Retype everything in the listing, leaving each line exactly as it is.
◇ ◇ ◇ ◇ ◇
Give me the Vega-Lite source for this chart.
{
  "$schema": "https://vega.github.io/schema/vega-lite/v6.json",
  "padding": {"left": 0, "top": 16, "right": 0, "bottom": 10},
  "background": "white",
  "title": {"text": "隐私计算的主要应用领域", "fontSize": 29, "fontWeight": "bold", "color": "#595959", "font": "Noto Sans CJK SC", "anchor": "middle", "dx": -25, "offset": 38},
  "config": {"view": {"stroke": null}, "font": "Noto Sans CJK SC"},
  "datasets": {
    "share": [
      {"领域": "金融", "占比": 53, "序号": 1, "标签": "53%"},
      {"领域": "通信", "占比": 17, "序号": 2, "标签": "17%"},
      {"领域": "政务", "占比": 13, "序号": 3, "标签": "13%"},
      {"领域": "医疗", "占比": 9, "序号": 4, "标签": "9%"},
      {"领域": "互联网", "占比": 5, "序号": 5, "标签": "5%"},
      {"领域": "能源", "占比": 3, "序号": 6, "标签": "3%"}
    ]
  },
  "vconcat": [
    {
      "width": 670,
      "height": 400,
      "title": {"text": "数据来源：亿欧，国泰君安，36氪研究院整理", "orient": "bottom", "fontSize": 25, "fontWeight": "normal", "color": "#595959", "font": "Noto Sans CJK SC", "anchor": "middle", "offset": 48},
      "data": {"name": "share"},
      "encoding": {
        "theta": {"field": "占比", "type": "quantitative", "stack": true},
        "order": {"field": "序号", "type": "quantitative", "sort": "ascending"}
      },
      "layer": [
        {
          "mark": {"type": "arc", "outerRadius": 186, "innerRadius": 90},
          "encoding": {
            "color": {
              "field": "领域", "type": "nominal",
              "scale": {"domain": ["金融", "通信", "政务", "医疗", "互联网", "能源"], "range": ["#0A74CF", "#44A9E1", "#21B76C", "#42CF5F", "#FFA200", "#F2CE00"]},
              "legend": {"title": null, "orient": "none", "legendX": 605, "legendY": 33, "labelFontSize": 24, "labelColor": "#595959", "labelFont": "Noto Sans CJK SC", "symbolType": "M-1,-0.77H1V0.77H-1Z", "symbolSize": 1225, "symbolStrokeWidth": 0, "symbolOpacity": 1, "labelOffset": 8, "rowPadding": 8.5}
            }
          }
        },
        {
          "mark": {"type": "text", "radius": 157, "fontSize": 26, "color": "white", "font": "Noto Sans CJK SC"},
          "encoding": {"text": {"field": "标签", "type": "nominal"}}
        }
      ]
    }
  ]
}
◇ ◇ ◇ ◇ ◇
*RESULT OF THIS TASK:*
Give me the Vega-Lite source for this chart.
{
  "$schema": "https://vega.github.io/schema/vega-lite/v6.json",
  "padding": {"left": 0, "top": 16, "right": 0, "bottom": 10},
  "background": "white",
  "title": {"text": "隐私计算的主要应用领域", "fontSize": 29, "fontWeight": "bold", "color": "#595959", "font": "Noto Sans CJK SC", "anchor": "middle", "dx": -25, "offset": 38},
  "config": {"view": {"stroke": null}, "font": "Noto Sans CJK SC"},
  "datasets": {
    "share": [
      {"领域": "金融", "占比": 53, "序号": 1, "标签": "53%"},
      {"领域": "通信", "占比": 17, "序号": 2, "标签": "17%"},
      {"领域": "政务", "占比": 13, "序号": 3, "标签": "13%"},
      {"领域": "医疗", "占比": 9, "序号": 4, "标签": "9%"},
      {"领域": "互联网", "占比": 5, "序号": 5, "标签": "5%"},
      {"领域": "能源", "占比": 3, "序号": 6, "标签": "3%"}
    ]
  },
  "vconcat": [
    {
      "width": 670,
      "height": 400,
      "title": {"text": "数据来源：亿欧，国泰君安，36氪研究院整理", "orient": "bottom", "fontSize": 25, "fontWeight": "normal", "color": "#595959", "font": "Noto Sans CJK SC", "anchor": "middle", "offset": 48},
      "data": {"name": "share"},
      "encoding": {
        "theta": {"field": "占比", "type": "quantitative", "stack": true},
        "order": {"field": "序号", "type": "quantitative", "sort": "ascending"}
      },
      "layer": [
        {
          "mark": {"type": "arc", "outerRadius": 186, "innerRadius": 90},
          "encoding": {
            "color": {
              "field": "领域", "type": "nominal",
              "scale": {"domain": ["金融", "通信", "政务", "医疗", "互联网", "能源"], "range": ["#0A74CF", "#44A9E1", "#21B76C", "#42CF5F", "#FFA200", "#F2CE00"]},
              "legend": {"title": null, "orient": "none", "legendX": 605, "legendY": 33, "labelFontSize": 24, "labelColor": "#595959", "labelFont": "Noto Sans CJK SC", "symbolType": "M-1,-0.77H1V0.77H-1Z", "symbolSize": 1225, "symbolStrokeWidth": 0, "symbolOpacity": 1, "labelOffset": 8, "rowPadding": 8.5}
            }
          }
        },
        {
          "mark": {"type": "text", "radius": 157, "fontSize": 26, "color": "white", "font": "Noto Sans CJK SC"},
          "encoding": {"text": {"field": "标签", "type": "nominal"}}
        }
      ]
    }
  ]
}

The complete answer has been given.